Baked Curried Cauliflower

January 7, 2014 § 4 Comments

Happy New Year everyone!

I’m very excited because this is my first post of 2014. I don’t believe in new year resolutions because eventually you forget about them, and feel guilty when you remember them again. So I’m going to look at this as a fresh start for this blog, and hope to update it more regularly. Please be rooting for me :-)

This recipe was a result of my husband being out-of-town. He hates cauliflower so I haven’t been cooking any. Yesterday, I bought some and I was really looking forward to it, but didn’t want to do the typical Aloo Gobhi. The result – this crispy, baked, spicy cauliflower that makes for great snacking or does very well as a side dish. I’m so impressed that I’m even going to serve this up at my next dinner party. Try it.
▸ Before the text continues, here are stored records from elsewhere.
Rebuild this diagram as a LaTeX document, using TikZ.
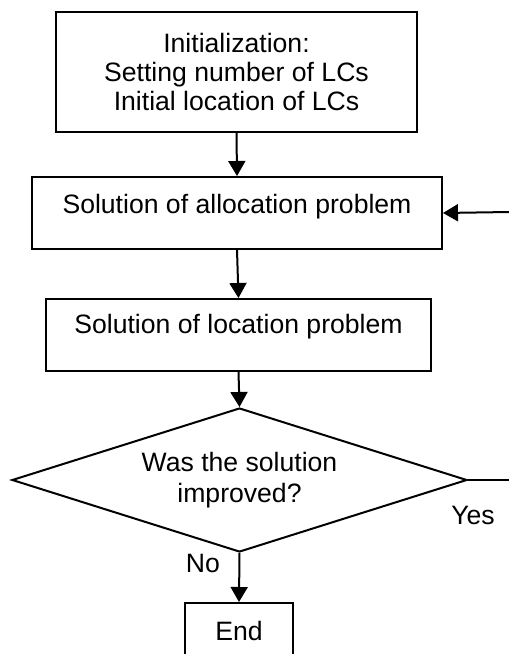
\documentclass[tikz,border=0pt]{standalone}
\usepackage{fontspec}
\setmainfont{Liberation Sans}
\usetikzlibrary{arrows.meta, positioning, shapes.geometric}
\tikzset{>= {Triangle[length = 15pt, width = 17pt]},
         every node/.style = {font = \fontsize{26.6}{29}\selectfont},
         process/.style = {draw, line width = 2pt, inner sep = 0pt, align = center},
         decision/.style = {draw, diamond, shape aspect = 3.16, line width = 2pt,
                            inner sep = 0pt, align = center,
                            minimum width = 455pt, minimum height = 144pt,
                            font = \fontsize{26.6}{31}\selectfont},
         flow/.style = {->, line width = 2pt}}

\begin{document}
\begin{tikzpicture}[x = 1pt, y = -1pt]
        \useasboundingbox (0, 0) rectangle (509, 654);

        \node[process, minimum width = 361pt, minimum height = 120pt] (init) at (236.5, 72)
             {Initialization:\\ Setting number of LCs\\ Initial location of LCs};
        \node[process, minimum width = 410pt, text height = 36.5pt, text depth = 35.5pt,
              anchor = north] (alloc) at (237, 176) {Solution of allocation problem};
        \node[process, minimum width = 385pt, text height = 34.5pt, text depth = 37.5pt,
              anchor = north] (locate) at (238.5, 298) {Solution of location problem};
        \node[decision] (test) at (239.5, 480) {Was the solution\\ improved?};
        \node[process, minimum width = 108pt, minimum height = 56pt] (end) at (239, 631) {End};

        \node (yes) at (473, 515) {Yes};
        \node (no)  at (203, 563) {No};
        \coordinate (yesend) at (509, 480);
        \coordinate (back)   at (509, 212);

        \draw[flow] (init.south)   -- (alloc.north);
        \draw[flow] (alloc.south)  -- (locate.north);
        \draw[flow] (locate.south) -- (test.north);
        \draw[flow] (test.south)   -- (end.north);
        \draw[line width = 2pt] (test.east) -- (yesend);
        \draw[flow] (back) -- (alloc.east);
    \end{tikzpicture}
\end{document}
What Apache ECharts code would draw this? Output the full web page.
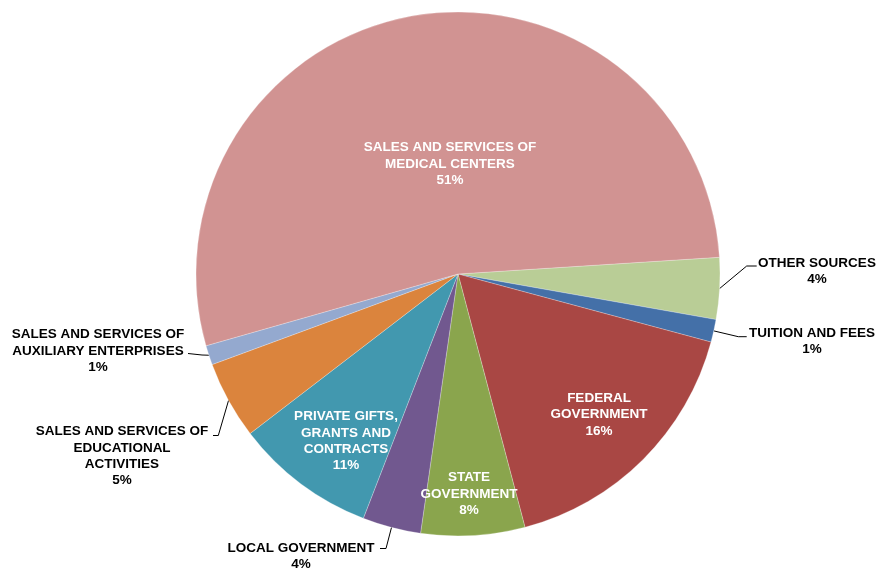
<!DOCTYPE html>
<html>
<head>
<meta charset="utf-8">
<script src="https://cdn.jsdelivr.net/npm/echarts@6/dist/echarts.min.js"></script>
<style>html,body{margin:0;padding:0;background:#fff}#c{width:880px;height:571px}</style>
</head>
<body>
<div id="c"></div>
<script>
// Data (clockwise starting just above 3 o'clock)
const categories = [
  "OTHER SOURCES",
  "TUITION AND FEES",
  "FEDERAL\nGOVERNMENT",
  "STATE\nGOVERNMENT",
  "LOCAL GOVERNMENT",
  "PRIVATE GIFTS,\nGRANTS AND\nCONTRACTS",
  "SALES AND SERVICES OF\nEDUCATIONAL\nACTIVITIES",
  "SALES AND SERVICES OF\nAUXILIARY ENTERPRISES",
  "SALES AND SERVICES OF\nMEDICAL CENTERS"
];
const values = [3.8, 1.4, 16.7, 6.4, 3.6, 8.7, 4.8, 1.2, 53.4];
const shownPercent = [4, 1, 16, 8, 4, 11, 5, 1, 51];

// Styles / layout
const colors = ["#B9CD96", "#4470A8", "#A94744", "#8AA54D", "#71588F", "#4298AF", "#DB843D", "#94A9CF", "#D19392"];
const insideLabel = [false, false, true, true, false, true, false, false, true];
const labelPlace = [
  {x: 817, y: 271, line: [[746.7, 266], [756.7, 266]]},
  {x: 812, y: 341.5, line: [[738.3, 336.7], [746.7, 336.7]]},
  {x: 599, y: 414.5},
  {x: 469, y: 494},
  {x: 301, y: 556, line: [[386, 548.5], [380, 548.5]]},
  {x: 346, y: 441},
  {x: 122, y: 456, line: [[218.3, 435.5], [213, 435.5]]},
  {x: 98, y: 351, line: [[202, 355], [188, 353.5]]},
  {x: 450, y: 164}
];

const data = categories.map((n, i) => ({
  name: n,
  value: values[i],
  itemStyle: {color: colors[i]},
  label: {
    position: insideLabel[i] ? 'inside' : 'outside',
    color: insideLabel[i] ? '#ffffff' : '#000000'
  },
  labelLine: {show: !insideLabel[i]}
}));

const chart = echarts.init(document.getElementById('c'), null, {renderer: 'canvas'});
chart.setOption({
  animation: false,
  backgroundColor: '#ffffff',
  series: [{
    type: 'pie',
    center: [458, 274],
    radius: 262,
    startAngle: 3.66,
    clockwise: true,
    avoidLabelOverlap: false,
    data: data,
    itemStyle: {borderColor: 'rgba(255,255,255,0.5)', borderWidth: 0.5},
    label: {
      show: true,
      fontFamily: '"Liberation Sans", Arial, sans-serif',
      fontWeight: 'bold',
      fontSize: 13.5,
      lineHeight: 16.3,
      align: 'center',
      formatter: p => p.name + '\n' + shownPercent[p.dataIndex] + '%'
    },
    labelLine: {
      show: true,
      length: 10,
      length2: 10,
      lineStyle: {color: '#000000', width: 1}
    },
    labelLayout: function (params) {
      const i = params.dataIndex;
      const L = labelPlace[i];
      const out = {x: L.x, y: L.y, align: 'center', verticalAlign: 'middle'};
      if (L.line && params.labelLinePoints) {
        out.labelLinePoints = [params.labelLinePoints[0]].concat(L.line);
      }
      return out;
    }
  }]
});
</script>
</body>
</html>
I’m sure you’ll be making it regularly once you do!

Baked Curried Cauliflower (2)

Baked Curried Cauliflower
What do you need?

Cauliflower, cut into florets – 1 cup
Olive Oil – 1 1/2 tablespoon
Mahrashtrian Garam Masala – 1/4 tsp (You can substitute this for garam masala, and add 1/4 tsp of cinnamon powder and a pinch of sugar)
Cumin Powder – 1/2 tsp
Chili Powder – 1/2 tsp
Turmeric Powder – 1/4 tsp
Pepper powder – 1/4 tsp
Garlic, grated – 3 to 4 cloves
Salt to taste

How do you do this?

- Mix together all the ingredients from Olive Oil to Salt, and add the cauliflower to it.
– Coat the cauliflower with the mixture using your hands and spread it out on a baking sheet.
– Bake in a 200 Degree Celsius oven for 20-25 mins until crisp from the outside.